Headshot meets John Cheever in this darkly funny, deeply moving portrait of what happens when a “sad dad” reconnects with a passion from his past.
When Ned finds his old Slazenger tennis racquet buried in the garage, he unearths a part of his former self. Having recently lost his job, his sole duty is to watch over their six-year-old son while his wife works. On a whim--and without his wife's knowledge--Ned joins his childhood tennis club with a secret credit card, where he finds life outside the realm of “sad dad” domesticity. He becomes the captain of a local men’s rec league team, reconnects with his old hitting partner and former tennis prodigy, Roland, and commits his whole sad self to building a winning team. But when Roland disappears, Ned’s search for his friend threatens to consume the path to glory, the relationship with his son, his marriage, and his mind.
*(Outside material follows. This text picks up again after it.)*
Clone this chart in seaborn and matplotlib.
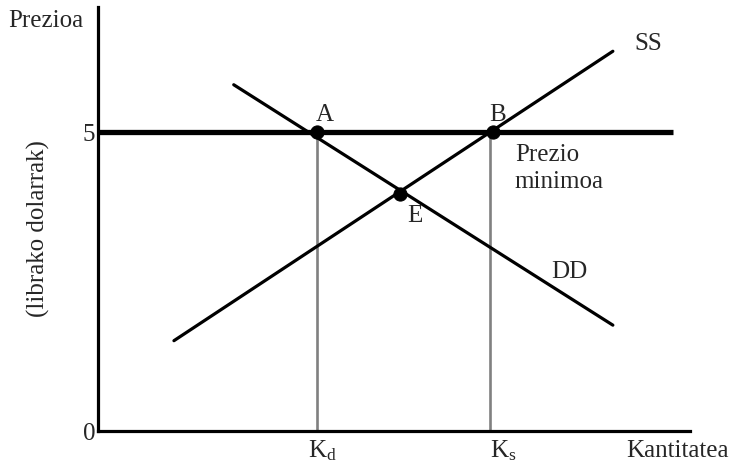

A meditation on fathers and sons, male friendship, and the psychic pressures of an individual sport, Politanoff’s novel sits beautifully alongside the dark comedy of Iris Murdoch and the masculine angst of John Cheever, with a style all its own. Funny, poignant, and deeply relatable, Dad Had a Bad Day explores our desire for structure, the emotional limits of domestic life, and the unbelievably potent, powerful, intoxicating feeling of winning.
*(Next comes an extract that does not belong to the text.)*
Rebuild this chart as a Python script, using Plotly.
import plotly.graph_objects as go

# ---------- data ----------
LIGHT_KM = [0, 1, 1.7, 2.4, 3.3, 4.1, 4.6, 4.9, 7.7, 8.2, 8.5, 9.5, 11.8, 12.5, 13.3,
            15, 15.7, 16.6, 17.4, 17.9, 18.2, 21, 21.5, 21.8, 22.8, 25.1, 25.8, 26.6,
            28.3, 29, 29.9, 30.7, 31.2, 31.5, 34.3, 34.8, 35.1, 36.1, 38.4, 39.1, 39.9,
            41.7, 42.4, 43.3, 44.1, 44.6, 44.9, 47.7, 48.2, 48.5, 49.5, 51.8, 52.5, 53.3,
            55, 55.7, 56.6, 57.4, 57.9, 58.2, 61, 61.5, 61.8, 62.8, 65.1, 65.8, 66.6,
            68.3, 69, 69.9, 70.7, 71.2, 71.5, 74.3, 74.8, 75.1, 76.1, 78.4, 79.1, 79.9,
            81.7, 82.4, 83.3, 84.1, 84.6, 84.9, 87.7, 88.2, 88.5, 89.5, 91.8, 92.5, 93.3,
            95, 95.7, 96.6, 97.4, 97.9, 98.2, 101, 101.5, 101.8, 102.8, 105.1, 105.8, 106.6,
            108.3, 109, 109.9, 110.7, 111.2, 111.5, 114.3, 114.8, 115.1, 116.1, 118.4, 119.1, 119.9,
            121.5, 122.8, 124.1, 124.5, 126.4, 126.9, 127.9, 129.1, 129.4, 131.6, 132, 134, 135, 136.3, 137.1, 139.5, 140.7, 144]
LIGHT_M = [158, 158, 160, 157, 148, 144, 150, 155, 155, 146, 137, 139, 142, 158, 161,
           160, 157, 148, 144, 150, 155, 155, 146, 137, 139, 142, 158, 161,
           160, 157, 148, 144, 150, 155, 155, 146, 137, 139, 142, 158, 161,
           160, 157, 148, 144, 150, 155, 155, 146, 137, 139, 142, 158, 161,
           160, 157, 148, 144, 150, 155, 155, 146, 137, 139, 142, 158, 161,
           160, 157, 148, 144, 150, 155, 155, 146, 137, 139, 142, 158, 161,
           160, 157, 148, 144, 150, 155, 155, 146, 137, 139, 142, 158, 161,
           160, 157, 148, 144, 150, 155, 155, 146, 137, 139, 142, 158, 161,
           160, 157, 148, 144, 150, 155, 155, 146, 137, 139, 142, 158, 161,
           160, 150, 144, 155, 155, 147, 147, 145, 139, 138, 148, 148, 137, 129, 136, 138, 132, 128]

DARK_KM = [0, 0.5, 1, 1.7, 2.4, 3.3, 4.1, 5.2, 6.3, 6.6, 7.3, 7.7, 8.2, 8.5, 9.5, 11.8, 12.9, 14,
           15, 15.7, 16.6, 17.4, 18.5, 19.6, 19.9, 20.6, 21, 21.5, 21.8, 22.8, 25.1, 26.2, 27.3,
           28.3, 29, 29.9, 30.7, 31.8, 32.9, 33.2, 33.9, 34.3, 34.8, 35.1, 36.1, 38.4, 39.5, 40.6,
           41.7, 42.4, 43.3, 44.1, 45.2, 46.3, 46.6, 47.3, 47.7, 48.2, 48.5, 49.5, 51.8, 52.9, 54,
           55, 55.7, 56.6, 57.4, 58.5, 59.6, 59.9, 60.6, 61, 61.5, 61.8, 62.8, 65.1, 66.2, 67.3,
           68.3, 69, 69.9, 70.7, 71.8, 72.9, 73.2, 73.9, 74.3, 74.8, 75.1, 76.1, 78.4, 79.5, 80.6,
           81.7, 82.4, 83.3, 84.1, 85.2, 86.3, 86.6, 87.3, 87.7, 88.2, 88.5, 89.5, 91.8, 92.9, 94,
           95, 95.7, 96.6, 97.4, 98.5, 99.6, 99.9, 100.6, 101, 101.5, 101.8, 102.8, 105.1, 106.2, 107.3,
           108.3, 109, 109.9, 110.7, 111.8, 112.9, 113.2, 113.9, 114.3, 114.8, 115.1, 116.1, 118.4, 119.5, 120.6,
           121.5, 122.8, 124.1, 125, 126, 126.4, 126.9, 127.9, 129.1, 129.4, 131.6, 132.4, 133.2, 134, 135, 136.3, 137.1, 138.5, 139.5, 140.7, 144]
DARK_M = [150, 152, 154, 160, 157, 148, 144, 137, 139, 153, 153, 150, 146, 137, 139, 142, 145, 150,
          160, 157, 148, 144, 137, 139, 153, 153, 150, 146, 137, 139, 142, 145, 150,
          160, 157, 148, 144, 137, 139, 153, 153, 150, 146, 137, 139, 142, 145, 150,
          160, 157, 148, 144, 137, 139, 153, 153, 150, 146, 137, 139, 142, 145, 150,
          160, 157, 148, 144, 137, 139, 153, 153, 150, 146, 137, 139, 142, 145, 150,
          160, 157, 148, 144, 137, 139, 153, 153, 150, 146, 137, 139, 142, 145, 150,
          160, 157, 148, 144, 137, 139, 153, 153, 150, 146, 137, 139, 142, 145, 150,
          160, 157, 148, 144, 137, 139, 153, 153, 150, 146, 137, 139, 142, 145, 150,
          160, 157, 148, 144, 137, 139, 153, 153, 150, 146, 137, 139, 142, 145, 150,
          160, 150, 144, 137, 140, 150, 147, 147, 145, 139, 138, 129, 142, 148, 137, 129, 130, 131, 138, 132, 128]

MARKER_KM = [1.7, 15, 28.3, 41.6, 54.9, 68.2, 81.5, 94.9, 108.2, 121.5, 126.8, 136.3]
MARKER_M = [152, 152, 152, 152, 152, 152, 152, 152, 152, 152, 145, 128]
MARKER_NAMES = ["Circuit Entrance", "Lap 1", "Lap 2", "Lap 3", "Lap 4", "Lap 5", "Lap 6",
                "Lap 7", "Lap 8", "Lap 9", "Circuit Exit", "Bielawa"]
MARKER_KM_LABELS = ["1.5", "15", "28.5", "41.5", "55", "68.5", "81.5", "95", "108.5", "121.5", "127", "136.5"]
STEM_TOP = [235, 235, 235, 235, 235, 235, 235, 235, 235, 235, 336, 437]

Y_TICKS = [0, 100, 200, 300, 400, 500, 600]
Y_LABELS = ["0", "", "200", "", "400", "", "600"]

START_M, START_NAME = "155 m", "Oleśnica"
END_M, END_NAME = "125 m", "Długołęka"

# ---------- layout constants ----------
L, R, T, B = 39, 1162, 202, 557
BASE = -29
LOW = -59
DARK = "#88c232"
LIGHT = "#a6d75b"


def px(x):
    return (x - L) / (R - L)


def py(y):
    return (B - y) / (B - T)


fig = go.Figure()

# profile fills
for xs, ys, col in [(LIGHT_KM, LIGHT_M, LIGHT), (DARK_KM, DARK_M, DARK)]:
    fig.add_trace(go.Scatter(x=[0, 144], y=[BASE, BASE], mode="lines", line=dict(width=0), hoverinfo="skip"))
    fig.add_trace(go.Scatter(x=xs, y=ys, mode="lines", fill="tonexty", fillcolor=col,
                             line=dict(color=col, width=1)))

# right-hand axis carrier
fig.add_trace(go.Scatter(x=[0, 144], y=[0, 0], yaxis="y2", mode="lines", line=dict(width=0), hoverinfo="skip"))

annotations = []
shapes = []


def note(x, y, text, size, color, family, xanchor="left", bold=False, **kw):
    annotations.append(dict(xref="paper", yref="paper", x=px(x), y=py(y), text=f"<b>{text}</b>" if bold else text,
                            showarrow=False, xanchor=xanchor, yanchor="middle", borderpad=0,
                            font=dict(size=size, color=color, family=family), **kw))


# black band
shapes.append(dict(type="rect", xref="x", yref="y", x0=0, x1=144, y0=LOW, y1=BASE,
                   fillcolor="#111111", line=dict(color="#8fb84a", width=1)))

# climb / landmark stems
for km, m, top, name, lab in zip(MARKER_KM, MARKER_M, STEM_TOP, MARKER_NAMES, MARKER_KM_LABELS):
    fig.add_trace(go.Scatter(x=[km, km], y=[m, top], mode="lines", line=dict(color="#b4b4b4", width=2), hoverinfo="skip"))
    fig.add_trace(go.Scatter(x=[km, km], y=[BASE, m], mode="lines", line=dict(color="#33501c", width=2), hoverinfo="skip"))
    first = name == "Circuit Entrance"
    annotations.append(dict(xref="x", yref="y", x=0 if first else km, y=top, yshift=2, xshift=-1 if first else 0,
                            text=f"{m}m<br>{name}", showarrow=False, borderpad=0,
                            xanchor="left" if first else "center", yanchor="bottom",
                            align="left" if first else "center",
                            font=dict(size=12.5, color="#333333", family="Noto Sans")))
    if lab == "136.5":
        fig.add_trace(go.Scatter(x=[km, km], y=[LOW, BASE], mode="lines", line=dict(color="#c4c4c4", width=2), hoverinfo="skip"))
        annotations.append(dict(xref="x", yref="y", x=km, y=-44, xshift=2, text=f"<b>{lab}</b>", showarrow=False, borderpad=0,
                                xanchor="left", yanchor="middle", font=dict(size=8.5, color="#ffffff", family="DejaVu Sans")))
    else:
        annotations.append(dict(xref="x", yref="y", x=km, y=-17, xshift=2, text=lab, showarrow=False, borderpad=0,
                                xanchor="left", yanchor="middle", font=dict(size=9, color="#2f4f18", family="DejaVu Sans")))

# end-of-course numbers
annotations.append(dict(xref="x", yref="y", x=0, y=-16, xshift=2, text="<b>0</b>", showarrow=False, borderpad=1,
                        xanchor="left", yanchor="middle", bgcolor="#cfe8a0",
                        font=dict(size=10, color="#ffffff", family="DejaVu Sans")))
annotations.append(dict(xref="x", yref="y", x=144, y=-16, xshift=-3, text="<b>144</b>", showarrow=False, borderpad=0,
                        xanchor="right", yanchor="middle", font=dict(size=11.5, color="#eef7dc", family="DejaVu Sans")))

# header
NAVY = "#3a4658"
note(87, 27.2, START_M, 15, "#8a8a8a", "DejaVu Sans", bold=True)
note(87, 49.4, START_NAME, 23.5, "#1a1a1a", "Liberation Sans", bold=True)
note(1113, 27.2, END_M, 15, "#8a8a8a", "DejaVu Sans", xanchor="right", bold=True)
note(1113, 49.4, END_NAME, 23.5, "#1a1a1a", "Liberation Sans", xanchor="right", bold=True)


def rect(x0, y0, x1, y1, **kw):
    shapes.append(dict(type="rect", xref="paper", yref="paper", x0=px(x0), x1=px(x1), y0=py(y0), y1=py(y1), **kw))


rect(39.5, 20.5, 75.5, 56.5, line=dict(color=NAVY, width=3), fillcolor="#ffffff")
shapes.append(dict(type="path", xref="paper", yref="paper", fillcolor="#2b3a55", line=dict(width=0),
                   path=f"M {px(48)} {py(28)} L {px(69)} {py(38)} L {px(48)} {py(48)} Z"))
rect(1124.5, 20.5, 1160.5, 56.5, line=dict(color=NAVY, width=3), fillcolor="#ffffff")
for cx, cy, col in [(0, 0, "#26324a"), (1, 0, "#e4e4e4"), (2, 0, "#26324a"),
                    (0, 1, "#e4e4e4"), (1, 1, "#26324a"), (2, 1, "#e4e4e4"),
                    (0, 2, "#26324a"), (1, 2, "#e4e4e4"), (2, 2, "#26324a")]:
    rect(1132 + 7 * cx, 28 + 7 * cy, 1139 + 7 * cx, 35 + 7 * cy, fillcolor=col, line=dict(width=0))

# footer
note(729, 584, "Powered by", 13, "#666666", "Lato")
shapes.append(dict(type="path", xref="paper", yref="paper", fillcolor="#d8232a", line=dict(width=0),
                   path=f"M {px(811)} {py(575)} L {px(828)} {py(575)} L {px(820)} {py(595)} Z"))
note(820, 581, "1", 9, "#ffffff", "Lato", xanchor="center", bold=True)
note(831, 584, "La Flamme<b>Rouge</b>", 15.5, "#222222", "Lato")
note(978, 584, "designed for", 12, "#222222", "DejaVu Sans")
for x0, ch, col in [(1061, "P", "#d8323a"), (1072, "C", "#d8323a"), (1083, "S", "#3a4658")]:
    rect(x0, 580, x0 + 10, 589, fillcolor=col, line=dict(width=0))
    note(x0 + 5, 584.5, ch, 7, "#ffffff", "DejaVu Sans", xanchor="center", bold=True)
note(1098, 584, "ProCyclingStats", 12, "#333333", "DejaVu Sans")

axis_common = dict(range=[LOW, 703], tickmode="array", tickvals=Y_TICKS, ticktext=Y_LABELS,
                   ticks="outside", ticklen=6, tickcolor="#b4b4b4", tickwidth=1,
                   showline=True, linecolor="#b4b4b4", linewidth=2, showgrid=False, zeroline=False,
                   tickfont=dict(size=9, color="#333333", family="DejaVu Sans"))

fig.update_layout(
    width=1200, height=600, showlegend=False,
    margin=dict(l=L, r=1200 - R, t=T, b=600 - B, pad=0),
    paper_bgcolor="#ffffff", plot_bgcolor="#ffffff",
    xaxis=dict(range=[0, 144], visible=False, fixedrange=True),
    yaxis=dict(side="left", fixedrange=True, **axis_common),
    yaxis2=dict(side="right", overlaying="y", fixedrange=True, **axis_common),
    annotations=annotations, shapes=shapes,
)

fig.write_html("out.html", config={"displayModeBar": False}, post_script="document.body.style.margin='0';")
"An excellent tennis book that embodies the agony of the sport itself. Obsessive, competitive, psychologically damaged, the manic energy that runs through Ashton Politanoff’s novel is a high-wire act sustained by his prickly sentences and imagination for interior madness. Dad Had a Bad Day is deranged and also a really good time."
—Kevin Nguyen, author of My Documents
"Call it tennis court noir. Politanoff is one of my favorite writers working today, and he applies maximum spin to every sentence of this nervy, funny, heartbreaking novel. Now if you'll excuse me, I have to go practice my serve."
—Ed Park, author of Same Bed Different Dreams
"One dark thing I love about sports: the cost of goodness is often some other badness. Dad Had a Bad Day is perhaps the best novel I’ve ever read on that theme. At turns hilarious, acrid, haunted, and sweet—yet none of those notes landed where I expected. This novel wrong-footed me. It left me stumbling on the hard court, and I can’t stop thinking about it."
—Giri Nathan, author of Changeover
"This book is a triumph. Dripping in masculinity and self pity, Ned, college tennis star of yore, is thrillingly unhinged and now mooching off his hard-working, capable, professionally employed wife while he spirals in and out of old beefs and a renewed pursuit of on-court glory. Impeccably, propulsively, and hilariously rendered, Politanoff writes about tennis like Barry Hannah wrote about alcohol--something swift, addictive, fun, life-giving and also totally filthy. I gulped this book whole in a single sitting. Nobody writes like Ashton Politanoff."
—Rita Bullwinkel, author of Headshot, a finalist for the Pulitzer Prize
"Dad Had a Bad Day is a funny, moving, often disturbing portrait of men—alone and in groups, as sons and fathers—filled with strange detail, bold swerves, and the idiosyncratic language of sport."